**Exercise instructions:**
Line by line, repeat the data below exactly, beginning at the first line and ending at the line with "4 - opføkgning". Omit pictures.

**Provided material:**
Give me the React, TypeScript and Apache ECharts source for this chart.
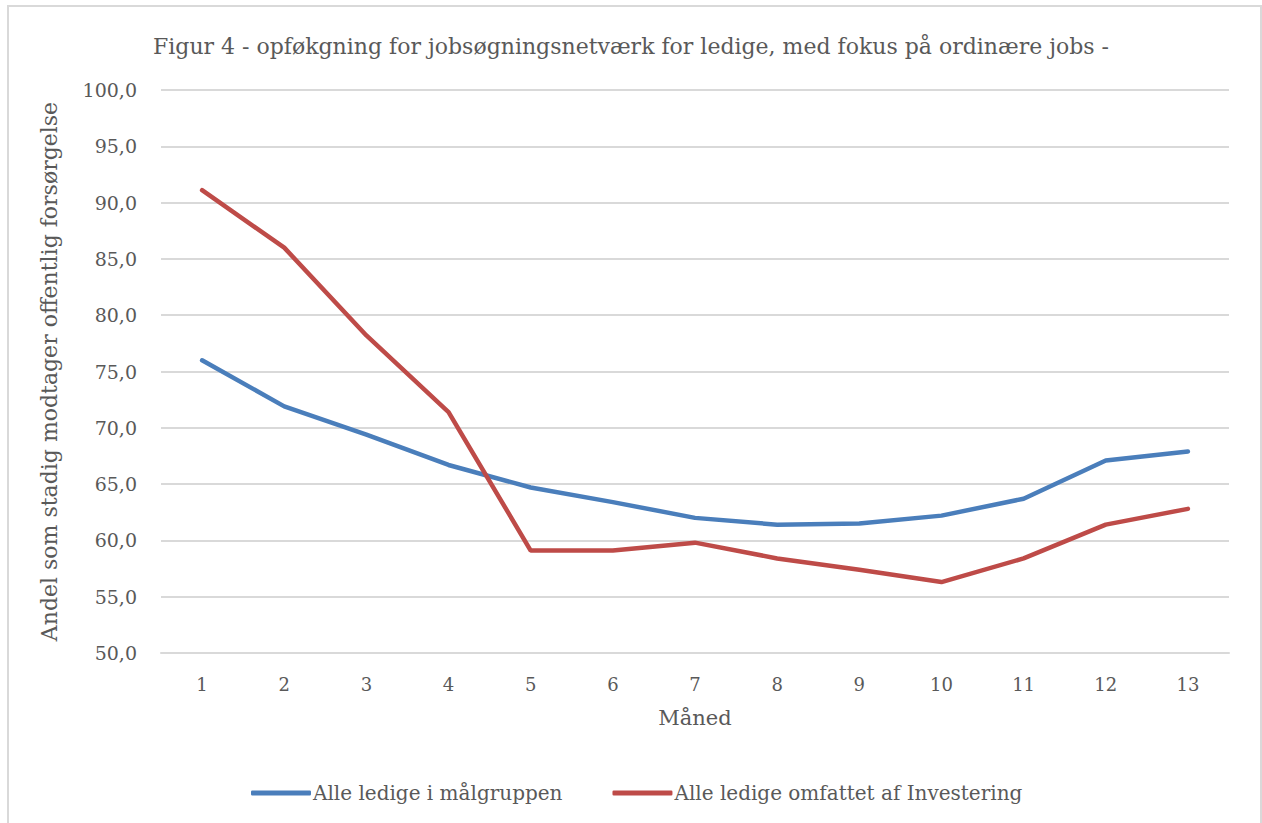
import React, { useEffect, useRef } from "react";
import * as echarts from "echarts";

const months = ["1", "2", "3", "4", "5", "6", "7", "8", "9", "10", "11", "12", "13"];
const blueName = "Alle ledige i målgruppen";
const redName = "Alle ledige omfattet af Investering";
const blueValues = [76.0, 71.9, 69.4, 66.7, 64.7, 63.4, 62.0, 61.4, 61.5, 62.2, 63.7, 67.1, 67.9];
const redValues = [91.1, 86.0, 78.2, 71.4, 59.1, 59.1, 59.8, 58.4, 57.4, 56.3, 58.4, 61.4, 62.8];
const titleText = "Figur 4 - opføkgning for jobsøgningsnetværk for ledige, med fokus på ordinære jobs -";

const FONT = "'DejaVu Serif', 'Liberation Serif', serif";
const TXT = "#595959";

export default function App() {
  const ref = useRef<HTMLDivElement>(null);
  useEffect(() => {
    if (!ref.current) return;
    const chart = echarts.init(ref.current, undefined, { renderer: "svg" });
    chart.setOption({
      animation: false,
      backgroundColor: "#ffffff",
      textStyle: { fontFamily: FONT, color: TXT },
      title: {
        text: titleText,
        left: 148,
        top: 30,
        textStyle: { fontFamily: FONT, fontSize: 22, fontWeight: "normal", color: TXT },
      },
      graphic: [
        {
          type: "rect",
          shape: { x: 8, y: 6, width: 1253, height: 830 },
          style: { fill: "none", stroke: "#d9d9d9", lineWidth: 2 },
          silent: true,
        },
      ],
      legend: {
        left: 246,
        top: 778,
        icon: "roundRect",
        itemWidth: 60,
        itemHeight: 5,
        itemGap: 50,
        textStyle: { fontFamily: FONT, fontSize: 20, color: TXT, padding: [0, 0, 0, -3] },
        data: [blueName, redName],
      },
      grid: { left: 161, right: 33, top: 90, bottom: 170 },
      xAxis: {
        type: "category",
        data: months,
        boundaryGap: true,
        name: "Måned",
        nameLocation: "middle",
        nameGap: 54,
        nameTextStyle: { fontFamily: FONT, fontSize: 21, color: TXT },
        axisLine: { show: true, lineStyle: { color: "#d9d9d9", width: 2 } },
        axisTick: { show: false },
        axisLabel: { fontFamily: FONT, fontSize: 18, color: TXT, margin: 22 },
      },
      yAxis: {
        type: "value",
        min: 50,
        max: 100,
        interval: 5,
        name: "Andel som stadig modtager offentlig forsørgelse",
        nameLocation: "middle",
        nameGap: 101,
        nameTextStyle: { fontFamily: FONT, fontSize: 22, color: TXT },
        axisLine: { show: false },
        axisTick: { show: false },
        splitLine: { lineStyle: { color: "#d9d9d9", width: 2 } },
        axisLabel: {
          fontFamily: FONT,
          fontSize: 19,
          color: TXT,
          margin: 24,
          formatter: (v: number) => v.toFixed(1).replace(".", ","),
        },
      },
      series: [
        {
          name: blueName,
          type: "line",
          data: blueValues,
          showSymbol: false,
          symbol: "none",
          itemStyle: { color: "#4a7ebb" },
          lineStyle: { color: "#4a7ebb", width: 4.5, cap: "round" },
        },
        {
          name: redName,
          type: "line",
          data: redValues,
          showSymbol: false,
          symbol: "none",
          itemStyle: { color: "#be4b48" },
          lineStyle: { color: "#be4b48", width: 4.5, cap: "round" },
        },
      ],
    });
    return () => chart.dispose();
  }, []);
  return (
    <div
      ref={ref}
      style={{ position: "fixed", left: 0, top: 0, width: 1262, height: 823, background: "#fff" }}
    />
  );
}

**Completed task:**
Give me the React, TypeScript and Apache ECharts source for this chart.
import React, { useEffect, useRef } from "react";
import * as echarts from "echarts";

const months = ["1", "2", "3", "4", "5", "6", "7", "8", "9", "10", "11", "12", "13"];
const blueName = "Alle ledige i målgruppen";
const redName = "Alle ledige omfattet af Investering";
const blueValues = [76.0, 71.9, 69.4, 66.7, 64.7, 63.4, 62.0, 61.4, 61.5, 62.2, 63.7, 67.1, 67.9];
const redValues = [91.1, 86.0, 78.2, 71.4, 59.1, 59.1, 59.8, 58.4, 57.4, 56.3, 58.4, 61.4, 62.8];
const titleText = "Figur 4 - opføkgning for jobsøgningsnetværk for ledige, med fokus på ordinære jobs -";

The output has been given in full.